Lifting Processes

Several processes can cause air to be lifted into the atmosphere: convection, orographic lifting, frontal lifting, turbulence, and convergence.

Convection

A common process by which air is lifted in the atmosphere is convection. If the atmosphere remains stable, convection will be suppressed. But surface heating makes the lower layers of the atmosphere unstable during the daytime. Triggering mechanisms are required to begin convective action, and they usually are present. If the unstable layer is deep enough, so that the rising parcels reach their condensation level, cumulus-type clouds will form and may produce showers or thunderstorms if the atmospheric layer above the condensation level is conditionally unstable. Wildfire also may be a source of heat, which will initiate convection. At times, the fire convection column will reach the condensation level and produce clouds. Showers, though rare, have been known to occur.

Orographic lifting

Orographic Lifting

Layers of air commonly flow in response to pressure gradients. In doing so, if they are lifted up and over mountains, they are subjected to what is called orographic lifting. This is a very important process along our north-south mountain ranges in the western regions and the Appalachians in the East, because the general airflow is normally from a westerly direction. If the air is initially stable, and if no condensation takes place, it sinks back to its original level after passing over a ridge. If it is neutrally stable, the air will remain at its new level after crossing the ridge. In an unstable atmosphere, air given an initial uplift in this way keeps on rising, seeking a like temperature level, and is replaced by sinking colder air from above. If the condensation level is reached in the lifting process, and clouds form, initially stable air can become unstable. In each case, the internal depth and lapse rate of the layer will respond as indicated above.

Frontal lifting

Warmer, lighter air layers frequently flow up and over colder, heavier air masses. This is referred to as frontal lifting and is similar in effect to orographic lifting (see Air masses and fronts). Stable and unstable air masses react the same way regardless of whether they are lifted by the slope of topography or by the slope of a heavier air mass.

Turbulence

Turbulence associated with strong winds results in mixing of the air through the turbulent layer. In this process, some of the air near the top of the layer is mixed downward, and that near the bottom is mixed upward, resulting in an adiabatic layer topped by an inversion. At times, the resultant cooling near the top of the layer is sufficient to produce condensation and the formation of stratus, or layer-like, clouds.

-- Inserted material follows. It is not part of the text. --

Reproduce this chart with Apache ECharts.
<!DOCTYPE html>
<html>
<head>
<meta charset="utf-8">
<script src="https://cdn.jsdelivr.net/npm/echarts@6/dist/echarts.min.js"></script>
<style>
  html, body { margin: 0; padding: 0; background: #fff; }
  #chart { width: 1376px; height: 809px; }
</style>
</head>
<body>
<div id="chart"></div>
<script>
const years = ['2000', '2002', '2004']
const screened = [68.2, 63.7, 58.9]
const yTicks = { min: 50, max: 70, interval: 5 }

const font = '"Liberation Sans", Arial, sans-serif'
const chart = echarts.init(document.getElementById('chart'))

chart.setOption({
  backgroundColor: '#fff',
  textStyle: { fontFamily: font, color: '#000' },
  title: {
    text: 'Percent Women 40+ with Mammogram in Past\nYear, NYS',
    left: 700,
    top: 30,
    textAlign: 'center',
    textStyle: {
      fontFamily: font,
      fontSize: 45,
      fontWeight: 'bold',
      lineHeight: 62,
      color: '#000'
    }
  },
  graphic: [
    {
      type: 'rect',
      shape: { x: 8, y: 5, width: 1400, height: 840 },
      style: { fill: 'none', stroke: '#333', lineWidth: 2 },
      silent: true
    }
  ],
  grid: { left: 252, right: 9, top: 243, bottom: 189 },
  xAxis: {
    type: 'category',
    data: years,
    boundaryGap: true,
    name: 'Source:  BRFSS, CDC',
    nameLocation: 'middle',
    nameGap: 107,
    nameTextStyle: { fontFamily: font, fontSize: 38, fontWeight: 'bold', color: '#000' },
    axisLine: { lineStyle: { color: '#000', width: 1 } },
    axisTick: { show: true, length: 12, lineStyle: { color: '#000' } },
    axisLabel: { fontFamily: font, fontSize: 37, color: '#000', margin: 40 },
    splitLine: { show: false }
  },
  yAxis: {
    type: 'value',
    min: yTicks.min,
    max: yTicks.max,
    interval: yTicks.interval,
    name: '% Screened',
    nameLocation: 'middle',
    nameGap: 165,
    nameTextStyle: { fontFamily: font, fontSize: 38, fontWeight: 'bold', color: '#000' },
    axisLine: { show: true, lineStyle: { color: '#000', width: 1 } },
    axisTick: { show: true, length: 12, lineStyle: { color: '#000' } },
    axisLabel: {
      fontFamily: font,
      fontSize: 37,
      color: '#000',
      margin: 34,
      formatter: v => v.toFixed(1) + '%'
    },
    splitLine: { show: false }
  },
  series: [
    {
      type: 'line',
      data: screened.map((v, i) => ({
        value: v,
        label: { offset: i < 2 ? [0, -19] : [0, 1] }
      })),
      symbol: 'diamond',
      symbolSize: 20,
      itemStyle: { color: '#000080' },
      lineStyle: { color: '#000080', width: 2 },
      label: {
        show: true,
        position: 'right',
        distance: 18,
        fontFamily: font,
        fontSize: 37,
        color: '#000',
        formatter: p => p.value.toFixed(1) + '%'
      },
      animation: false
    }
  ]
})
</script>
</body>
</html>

Convergence and divergence

The airflow around surface low-pressure areas in the Northern Hemisphere is counterclockwise and spirals inward. This inflow produces upward motion in low-pressure areas. Airflow into a Low from all sides is called convergence. Now, the air must move. It is prevented from going downward by the earths surface, so it can only go upward. Thus, low-pressure areas on a surface weather map are regions of upward motion in the lower atmosphere.

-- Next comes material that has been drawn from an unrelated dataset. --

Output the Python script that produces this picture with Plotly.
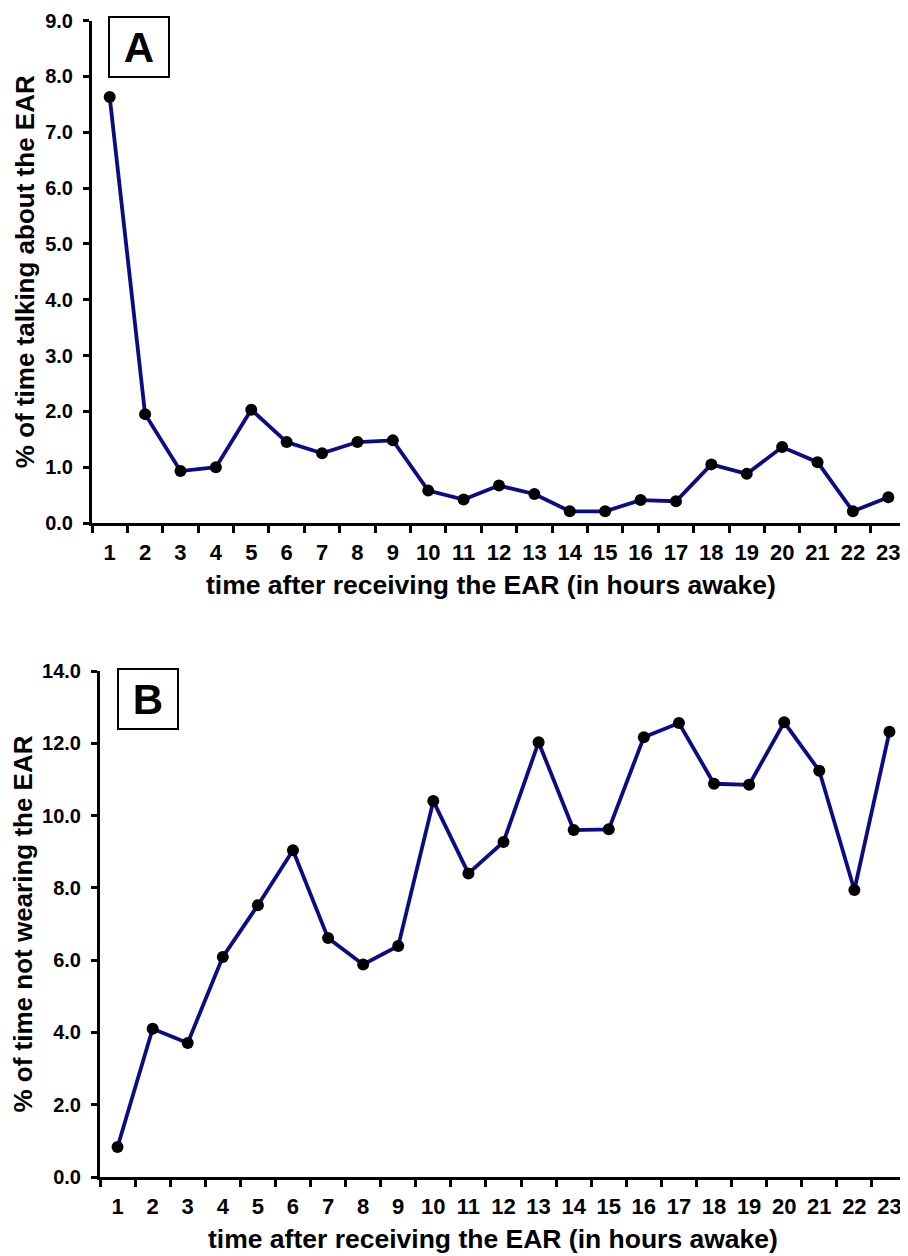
import plotly.graph_objects as go

hours = [str(h) for h in range(1, 24)]
talking_pct = [7.63, 1.95, 0.93, 1.00, 2.03, 1.45, 1.25, 1.45, 1.48, 0.58, 0.42, 0.67,
               0.52, 0.21, 0.21, 0.41, 0.39, 1.05, 0.88, 1.36, 1.09, 0.21, 0.46]
not_wearing_pct = [0.83, 4.10, 3.71, 6.09, 7.52, 9.04, 6.61, 5.88, 6.39, 10.40, 8.40, 9.27,
                   12.03, 9.60, 9.62, 12.17, 12.56, 10.88, 10.85, 12.58, 11.24, 7.94, 12.32]
ytick_a = [0, 1, 2, 3, 4, 5, 6, 7, 8, 9]
ytick_b = [0, 2, 4, 6, 8, 10, 12, 14]
x_title = "time after receiving the EAR (in hours awake)"

FONT = "Arial, Liberation Sans, sans-serif"
LINE = "#0b0b84"

fig = go.Figure()
fig.add_trace(go.Scatter(x=hours, y=talking_pct, mode="lines+markers",
                         line=dict(color=LINE, width=3.8),
                         marker=dict(color="black", size=12),
                         xaxis="x", yaxis="y", showlegend=False))
fig.add_trace(go.Scatter(x=hours, y=not_wearing_pct, mode="lines+markers",
                         line=dict(color=LINE, width=3.8),
                         marker=dict(color="black", size=12),
                         xaxis="x2", yaxis="y2", showlegend=False))

W, H = 908, 1256
OFF = 8  # page body margin offset


def px(v):
    return (v - OFF) / W


def py(v):
    return 1 - (v - OFF) / H


def xax(domain, anchor):
    return dict(domain=domain, anchor=anchor, type="category",
                categoryorder="array", categoryarray=hours,
                range=[-0.5, len(hours) - 0.5], automargin=False,
                tickson="boundaries", ticks="outside", ticklen=7, tickwidth=3,
                tickcolor="black", showline=True, linewidth=3, linecolor="black",
                showgrid=False, zeroline=False, tickangle=0, ticklabelstandoff=8,
                ticklabeloverflow="allow",
                tickfont=dict(family=FONT, size=22, color="black", weight="bold"))


def yax(domain, anchor, rng, tv, title):
    return dict(domain=domain, anchor=anchor, range=rng, tickvals=tv, automargin=False,
                tickformat=".1f", ticks="outside", ticklen=6, tickwidth=3,
                tickcolor="black", showline=True, linewidth=3, linecolor="black",
                showgrid=False, zeroline=False, ticklabelstandoff=6,
                ticklabeloverflow="allow",
                tickfont=dict(family=FONT, size=20, color="black", weight="bold"),
                title=dict(text=title,
                           font=dict(family=FONT, size=26, color="black", weight="bold"),
                           standoff=4))


fig.update_layout(
    width=W, height=H,
    margin=dict(l=0, r=0, t=0, b=0),
    paper_bgcolor="white", plot_bgcolor="white",
    xaxis=xax([px(92), px(906)], "y"),
    yaxis=yax([py(523), py(20.5)], "x", [0, 9], ytick_a,
              "% of time talking about the EAR"),
    xaxis2=xax([px(100), px(907)], "y2"),
    yaxis2=yax([py(1177), py(671)], "x2", [0, 14], ytick_b,
               "% of time not wearing the EAR"),
)

for cx, cy in [(491.5, 585), (493.5, 1239)]:
    fig.add_annotation(text=x_title, xref="paper", yref="paper",
                       x=px(cx), y=py(cy), xanchor="center", yanchor="middle",
                       showarrow=False,
                       font=dict(family=FONT, size=26.5, color="black", weight="bold"))

for label, cx, cy in [("A", 138.5, 46.5), ("B", 148, 698.5)]:
    fig.add_annotation(text="<b>%s</b>" % label, xref="paper", yref="paper",
                       x=px(cx), y=py(cy), xanchor="center", yanchor="middle",
                       showarrow=False, width=56, height=56, borderpad=1,
                       bordercolor="black", borderwidth=2, bgcolor="white",
                       font=dict(family=FONT, size=42, color="black"))

fig.write_html("out.html")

In surface high-pressure areas, the airflow is clockwise and spirals outward. This airflow away from a High is called divergence. The air must be replaced, and the only source is from aloft. Thus, surface high-pressure areas are regions of sinking air motion from aloft, or subsidence.

Frequently, two or more of the above processes will act together. For example, the stronger heating of air over ridges during the daytime, compared to the warming of air at the same altitude away from the ridges, can aid orographic lifting in the development of deep convective currents, and frequently cumulus clouds, over ridges and mountain peaks. Similarly, orographic and frontal lifting may act together, and frontal lifting may combine with convergence around a Low to produce more effective upward motion.